● **WRITTEN INSTRUCTION**:
Give back, exactly as it appears, the run of lines opening with the one containing "Recreate this image" and closing with the one containing "-8.3,-7.8,-8.05,-7.7,-8.25,-7.95,-8.1,-7.85];". Nothing outside that run should appear.

● **EXTRACTED MATERIAL**:
_____

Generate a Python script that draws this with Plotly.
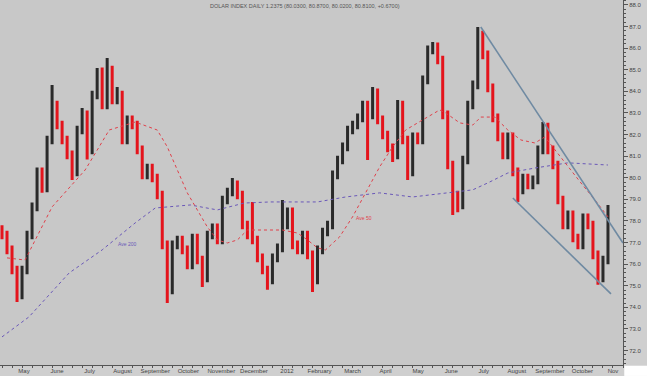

_____

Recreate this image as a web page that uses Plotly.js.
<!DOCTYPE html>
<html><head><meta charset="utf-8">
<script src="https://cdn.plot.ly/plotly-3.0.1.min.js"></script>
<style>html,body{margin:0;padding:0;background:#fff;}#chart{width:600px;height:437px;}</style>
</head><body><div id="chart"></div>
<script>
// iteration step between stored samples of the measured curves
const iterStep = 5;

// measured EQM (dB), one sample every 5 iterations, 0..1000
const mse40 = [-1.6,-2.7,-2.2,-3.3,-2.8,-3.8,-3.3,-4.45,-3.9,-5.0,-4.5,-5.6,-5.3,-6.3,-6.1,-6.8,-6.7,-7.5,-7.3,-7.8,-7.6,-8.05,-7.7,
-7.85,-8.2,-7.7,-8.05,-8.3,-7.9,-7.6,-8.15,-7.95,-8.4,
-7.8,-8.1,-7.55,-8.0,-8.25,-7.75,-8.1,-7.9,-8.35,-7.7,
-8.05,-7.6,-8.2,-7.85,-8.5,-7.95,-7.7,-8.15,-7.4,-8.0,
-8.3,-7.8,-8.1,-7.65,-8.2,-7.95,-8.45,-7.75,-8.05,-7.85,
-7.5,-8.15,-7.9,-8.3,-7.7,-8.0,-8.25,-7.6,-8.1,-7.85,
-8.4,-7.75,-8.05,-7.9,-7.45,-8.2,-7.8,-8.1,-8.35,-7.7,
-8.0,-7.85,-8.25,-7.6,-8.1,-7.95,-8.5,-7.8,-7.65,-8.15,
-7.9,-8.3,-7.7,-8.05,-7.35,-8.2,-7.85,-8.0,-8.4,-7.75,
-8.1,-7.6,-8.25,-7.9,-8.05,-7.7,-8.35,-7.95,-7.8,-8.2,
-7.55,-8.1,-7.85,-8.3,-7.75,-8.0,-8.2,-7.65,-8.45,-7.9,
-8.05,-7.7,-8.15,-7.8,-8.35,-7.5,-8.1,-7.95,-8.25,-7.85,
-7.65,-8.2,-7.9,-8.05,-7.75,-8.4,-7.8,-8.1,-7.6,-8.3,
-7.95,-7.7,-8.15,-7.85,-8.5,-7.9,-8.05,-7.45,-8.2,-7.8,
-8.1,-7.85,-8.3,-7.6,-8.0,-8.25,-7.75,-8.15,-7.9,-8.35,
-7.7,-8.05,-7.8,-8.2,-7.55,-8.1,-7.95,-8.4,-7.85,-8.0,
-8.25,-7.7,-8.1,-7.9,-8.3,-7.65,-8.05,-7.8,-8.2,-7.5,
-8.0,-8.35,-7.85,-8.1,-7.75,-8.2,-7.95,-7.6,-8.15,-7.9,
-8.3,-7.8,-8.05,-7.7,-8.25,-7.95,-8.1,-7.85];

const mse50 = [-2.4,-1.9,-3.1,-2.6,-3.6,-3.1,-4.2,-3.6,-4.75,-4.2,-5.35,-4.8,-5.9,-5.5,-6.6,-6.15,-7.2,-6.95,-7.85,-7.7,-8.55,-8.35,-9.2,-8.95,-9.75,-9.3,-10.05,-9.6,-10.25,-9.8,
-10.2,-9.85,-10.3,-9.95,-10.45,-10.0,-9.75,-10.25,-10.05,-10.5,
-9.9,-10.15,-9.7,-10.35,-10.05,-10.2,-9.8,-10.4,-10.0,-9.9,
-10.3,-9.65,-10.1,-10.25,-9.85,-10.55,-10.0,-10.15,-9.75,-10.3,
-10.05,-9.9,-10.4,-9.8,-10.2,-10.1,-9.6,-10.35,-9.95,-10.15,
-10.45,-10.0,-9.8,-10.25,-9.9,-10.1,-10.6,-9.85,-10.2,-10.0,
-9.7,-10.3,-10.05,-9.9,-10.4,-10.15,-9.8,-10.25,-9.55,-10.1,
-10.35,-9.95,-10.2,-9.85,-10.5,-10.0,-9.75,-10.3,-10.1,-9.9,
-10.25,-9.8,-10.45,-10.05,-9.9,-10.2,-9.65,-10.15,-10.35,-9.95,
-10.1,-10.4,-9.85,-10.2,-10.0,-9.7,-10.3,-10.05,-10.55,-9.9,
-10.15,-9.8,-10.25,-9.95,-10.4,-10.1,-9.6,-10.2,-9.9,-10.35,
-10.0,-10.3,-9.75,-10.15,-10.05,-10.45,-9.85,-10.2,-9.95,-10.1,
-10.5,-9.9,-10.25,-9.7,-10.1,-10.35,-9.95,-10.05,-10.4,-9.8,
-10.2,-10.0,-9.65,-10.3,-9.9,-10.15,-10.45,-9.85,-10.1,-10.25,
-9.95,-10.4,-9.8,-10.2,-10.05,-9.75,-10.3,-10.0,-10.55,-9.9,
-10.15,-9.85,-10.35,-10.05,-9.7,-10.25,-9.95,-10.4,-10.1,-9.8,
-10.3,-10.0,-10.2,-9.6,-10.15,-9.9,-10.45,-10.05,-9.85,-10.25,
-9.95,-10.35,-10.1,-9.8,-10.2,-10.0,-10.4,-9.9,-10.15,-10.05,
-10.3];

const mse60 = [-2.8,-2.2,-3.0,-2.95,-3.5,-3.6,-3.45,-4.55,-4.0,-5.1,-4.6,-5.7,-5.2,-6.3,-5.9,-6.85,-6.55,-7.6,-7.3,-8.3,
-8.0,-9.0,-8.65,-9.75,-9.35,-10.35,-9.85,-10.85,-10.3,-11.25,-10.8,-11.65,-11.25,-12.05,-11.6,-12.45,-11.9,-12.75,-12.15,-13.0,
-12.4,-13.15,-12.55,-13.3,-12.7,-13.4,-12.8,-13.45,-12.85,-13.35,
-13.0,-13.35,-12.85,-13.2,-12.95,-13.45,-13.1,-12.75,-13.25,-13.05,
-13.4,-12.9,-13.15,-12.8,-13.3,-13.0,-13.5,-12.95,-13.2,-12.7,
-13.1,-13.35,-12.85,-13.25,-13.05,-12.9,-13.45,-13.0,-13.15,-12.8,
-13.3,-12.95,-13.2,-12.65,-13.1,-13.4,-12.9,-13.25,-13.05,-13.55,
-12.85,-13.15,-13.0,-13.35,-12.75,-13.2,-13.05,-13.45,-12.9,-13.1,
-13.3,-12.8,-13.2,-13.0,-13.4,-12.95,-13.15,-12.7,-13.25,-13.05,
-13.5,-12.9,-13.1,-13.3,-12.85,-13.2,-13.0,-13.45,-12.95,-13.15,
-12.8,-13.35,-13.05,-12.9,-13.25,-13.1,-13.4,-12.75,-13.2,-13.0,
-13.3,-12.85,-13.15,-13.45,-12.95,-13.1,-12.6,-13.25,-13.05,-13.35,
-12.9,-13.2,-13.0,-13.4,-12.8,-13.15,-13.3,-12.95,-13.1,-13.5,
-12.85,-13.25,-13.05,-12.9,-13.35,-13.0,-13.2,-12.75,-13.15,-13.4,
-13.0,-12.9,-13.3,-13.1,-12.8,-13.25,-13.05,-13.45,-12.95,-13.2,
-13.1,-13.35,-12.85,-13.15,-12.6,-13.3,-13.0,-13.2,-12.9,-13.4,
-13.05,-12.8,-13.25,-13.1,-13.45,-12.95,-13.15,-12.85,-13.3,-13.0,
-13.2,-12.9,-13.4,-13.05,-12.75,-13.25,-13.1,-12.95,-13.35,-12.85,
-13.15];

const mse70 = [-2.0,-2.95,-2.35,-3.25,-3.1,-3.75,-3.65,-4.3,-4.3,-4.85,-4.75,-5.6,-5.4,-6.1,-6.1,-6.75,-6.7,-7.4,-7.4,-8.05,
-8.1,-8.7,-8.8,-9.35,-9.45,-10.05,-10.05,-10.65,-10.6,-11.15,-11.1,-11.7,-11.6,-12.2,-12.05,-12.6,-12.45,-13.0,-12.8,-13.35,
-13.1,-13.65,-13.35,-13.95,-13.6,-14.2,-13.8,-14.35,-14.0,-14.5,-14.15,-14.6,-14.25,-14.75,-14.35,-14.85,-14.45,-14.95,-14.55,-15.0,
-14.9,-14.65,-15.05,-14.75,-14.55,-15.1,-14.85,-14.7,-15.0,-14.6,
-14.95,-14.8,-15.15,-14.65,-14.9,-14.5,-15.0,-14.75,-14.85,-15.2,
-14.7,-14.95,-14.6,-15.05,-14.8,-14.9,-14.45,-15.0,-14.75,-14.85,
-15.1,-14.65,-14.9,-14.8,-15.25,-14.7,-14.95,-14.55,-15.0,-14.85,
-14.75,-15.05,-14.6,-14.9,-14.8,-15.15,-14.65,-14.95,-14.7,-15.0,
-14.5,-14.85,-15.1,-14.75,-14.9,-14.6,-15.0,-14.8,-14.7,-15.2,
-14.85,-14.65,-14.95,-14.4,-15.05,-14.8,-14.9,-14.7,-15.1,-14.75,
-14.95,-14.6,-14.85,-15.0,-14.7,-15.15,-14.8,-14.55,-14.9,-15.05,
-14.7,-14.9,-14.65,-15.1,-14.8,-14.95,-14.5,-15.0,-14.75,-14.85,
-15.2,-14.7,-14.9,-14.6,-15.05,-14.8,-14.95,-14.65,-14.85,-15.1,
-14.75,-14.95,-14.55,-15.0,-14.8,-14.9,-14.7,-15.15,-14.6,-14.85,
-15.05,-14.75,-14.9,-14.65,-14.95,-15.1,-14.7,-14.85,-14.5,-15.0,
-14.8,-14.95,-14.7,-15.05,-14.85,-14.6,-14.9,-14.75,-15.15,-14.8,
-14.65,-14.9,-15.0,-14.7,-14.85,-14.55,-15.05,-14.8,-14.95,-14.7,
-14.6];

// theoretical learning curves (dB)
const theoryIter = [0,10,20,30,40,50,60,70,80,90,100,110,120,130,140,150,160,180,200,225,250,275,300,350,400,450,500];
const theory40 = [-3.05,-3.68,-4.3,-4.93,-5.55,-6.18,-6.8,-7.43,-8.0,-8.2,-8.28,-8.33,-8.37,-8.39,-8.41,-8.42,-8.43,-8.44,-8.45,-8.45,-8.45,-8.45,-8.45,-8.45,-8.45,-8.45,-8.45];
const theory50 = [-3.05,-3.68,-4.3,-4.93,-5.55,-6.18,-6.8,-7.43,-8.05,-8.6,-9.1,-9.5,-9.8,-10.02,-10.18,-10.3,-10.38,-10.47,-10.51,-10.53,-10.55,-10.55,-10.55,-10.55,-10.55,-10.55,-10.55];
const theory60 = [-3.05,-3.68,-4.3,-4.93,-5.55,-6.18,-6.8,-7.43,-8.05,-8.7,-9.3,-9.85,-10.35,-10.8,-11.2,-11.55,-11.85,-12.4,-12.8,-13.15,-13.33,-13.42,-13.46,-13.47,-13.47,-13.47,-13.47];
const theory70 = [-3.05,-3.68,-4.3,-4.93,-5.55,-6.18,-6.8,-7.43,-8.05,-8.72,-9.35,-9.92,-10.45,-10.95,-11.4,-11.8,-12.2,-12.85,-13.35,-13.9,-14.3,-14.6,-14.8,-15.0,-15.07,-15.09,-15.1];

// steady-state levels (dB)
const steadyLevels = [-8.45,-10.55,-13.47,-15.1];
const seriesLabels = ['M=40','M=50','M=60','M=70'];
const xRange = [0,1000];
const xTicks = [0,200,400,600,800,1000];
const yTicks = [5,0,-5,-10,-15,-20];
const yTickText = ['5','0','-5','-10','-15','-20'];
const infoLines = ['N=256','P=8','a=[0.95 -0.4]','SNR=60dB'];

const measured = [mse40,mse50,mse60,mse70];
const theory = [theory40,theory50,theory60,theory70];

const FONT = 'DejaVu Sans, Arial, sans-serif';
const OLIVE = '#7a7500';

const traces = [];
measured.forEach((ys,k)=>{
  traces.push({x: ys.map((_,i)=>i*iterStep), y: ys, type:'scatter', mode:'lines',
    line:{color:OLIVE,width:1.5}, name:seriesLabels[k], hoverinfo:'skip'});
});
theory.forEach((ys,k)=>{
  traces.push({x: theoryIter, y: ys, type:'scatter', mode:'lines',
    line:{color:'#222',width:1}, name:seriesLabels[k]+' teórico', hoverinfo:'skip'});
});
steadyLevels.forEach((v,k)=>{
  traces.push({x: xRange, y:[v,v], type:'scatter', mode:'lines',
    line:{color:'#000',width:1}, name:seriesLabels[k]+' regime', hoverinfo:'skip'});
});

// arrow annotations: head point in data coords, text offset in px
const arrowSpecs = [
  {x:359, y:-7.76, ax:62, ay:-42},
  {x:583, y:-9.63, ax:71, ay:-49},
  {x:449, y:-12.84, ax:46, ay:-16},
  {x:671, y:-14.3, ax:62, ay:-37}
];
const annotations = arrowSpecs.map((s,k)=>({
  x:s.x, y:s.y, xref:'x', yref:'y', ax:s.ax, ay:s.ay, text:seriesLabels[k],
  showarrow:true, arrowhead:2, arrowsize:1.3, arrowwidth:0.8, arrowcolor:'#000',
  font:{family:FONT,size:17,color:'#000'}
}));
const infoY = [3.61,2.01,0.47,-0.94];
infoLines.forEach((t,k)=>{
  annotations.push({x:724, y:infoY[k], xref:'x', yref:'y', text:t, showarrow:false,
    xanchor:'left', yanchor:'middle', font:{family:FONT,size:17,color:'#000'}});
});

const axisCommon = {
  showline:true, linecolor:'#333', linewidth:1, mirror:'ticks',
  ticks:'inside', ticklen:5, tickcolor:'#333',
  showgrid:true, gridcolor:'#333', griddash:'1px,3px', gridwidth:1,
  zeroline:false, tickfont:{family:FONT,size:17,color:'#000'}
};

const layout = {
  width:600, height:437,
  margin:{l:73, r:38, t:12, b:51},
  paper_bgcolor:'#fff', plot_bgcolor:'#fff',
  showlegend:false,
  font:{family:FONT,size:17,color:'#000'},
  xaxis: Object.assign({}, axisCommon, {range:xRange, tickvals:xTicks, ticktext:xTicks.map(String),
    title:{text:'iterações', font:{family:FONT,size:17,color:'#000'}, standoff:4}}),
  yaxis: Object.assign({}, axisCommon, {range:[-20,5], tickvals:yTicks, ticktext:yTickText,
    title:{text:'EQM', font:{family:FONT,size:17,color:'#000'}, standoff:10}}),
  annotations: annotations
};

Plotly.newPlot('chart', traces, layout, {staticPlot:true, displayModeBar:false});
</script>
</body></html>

_____

● **TASK OUTPUT**:
Recreate this image as a web page that uses Plotly.js.
<!DOCTYPE html>
<html><head><meta charset="utf-8">
<script src="https://cdn.plot.ly/plotly-3.0.1.min.js"></script>
<style>html,body{margin:0;padding:0;background:#fff;}#chart{width:600px;height:437px;}</style>
</head><body><div id="chart"></div>
<script>
// iteration step between stored samples of the measured curves
const iterStep = 5;

// measured EQM (dB), one sample every 5 iterations, 0..1000
const mse40 = [-1.6,-2.7,-2.2,-3.3,-2.8,-3.8,-3.3,-4.45,-3.9,-5.0,-4.5,-5.6,-5.3,-6.3,-6.1,-6.8,-6.7,-7.5,-7.3,-7.8,-7.6,-8.05,-7.7,
-7.85,-8.2,-7.7,-8.05,-8.3,-7.9,-7.6,-8.15,-7.95,-8.4,
-7.8,-8.1,-7.55,-8.0,-8.25,-7.75,-8.1,-7.9,-8.35,-7.7,
-8.05,-7.6,-8.2,-7.85,-8.5,-7.95,-7.7,-8.15,-7.4,-8.0,
-8.3,-7.8,-8.1,-7.65,-8.2,-7.95,-8.45,-7.75,-8.05,-7.85,
-7.5,-8.15,-7.9,-8.3,-7.7,-8.0,-8.25,-7.6,-8.1,-7.85,
-8.4,-7.75,-8.05,-7.9,-7.45,-8.2,-7.8,-8.1,-8.35,-7.7,
-8.0,-7.85,-8.25,-7.6,-8.1,-7.95,-8.5,-7.8,-7.65,-8.15,
-7.9,-8.3,-7.7,-8.05,-7.35,-8.2,-7.85,-8.0,-8.4,-7.75,
-8.1,-7.6,-8.25,-7.9,-8.05,-7.7,-8.35,-7.95,-7.8,-8.2,
-7.55,-8.1,-7.85,-8.3,-7.75,-8.0,-8.2,-7.65,-8.45,-7.9,
-8.05,-7.7,-8.15,-7.8,-8.35,-7.5,-8.1,-7.95,-8.25,-7.85,
-7.65,-8.2,-7.9,-8.05,-7.75,-8.4,-7.8,-8.1,-7.6,-8.3,
-7.95,-7.7,-8.15,-7.85,-8.5,-7.9,-8.05,-7.45,-8.2,-7.8,
-8.1,-7.85,-8.3,-7.6,-8.0,-8.25,-7.75,-8.15,-7.9,-8.35,
-7.7,-8.05,-7.8,-8.2,-7.55,-8.1,-7.95,-8.4,-7.85,-8.0,
-8.25,-7.7,-8.1,-7.9,-8.3,-7.65,-8.05,-7.8,-8.2,-7.5,
-8.0,-8.35,-7.85,-8.1,-7.75,-8.2,-7.95,-7.6,-8.15,-7.9,
-8.3,-7.8,-8.05,-7.7,-8.25,-7.95,-8.1,-7.85];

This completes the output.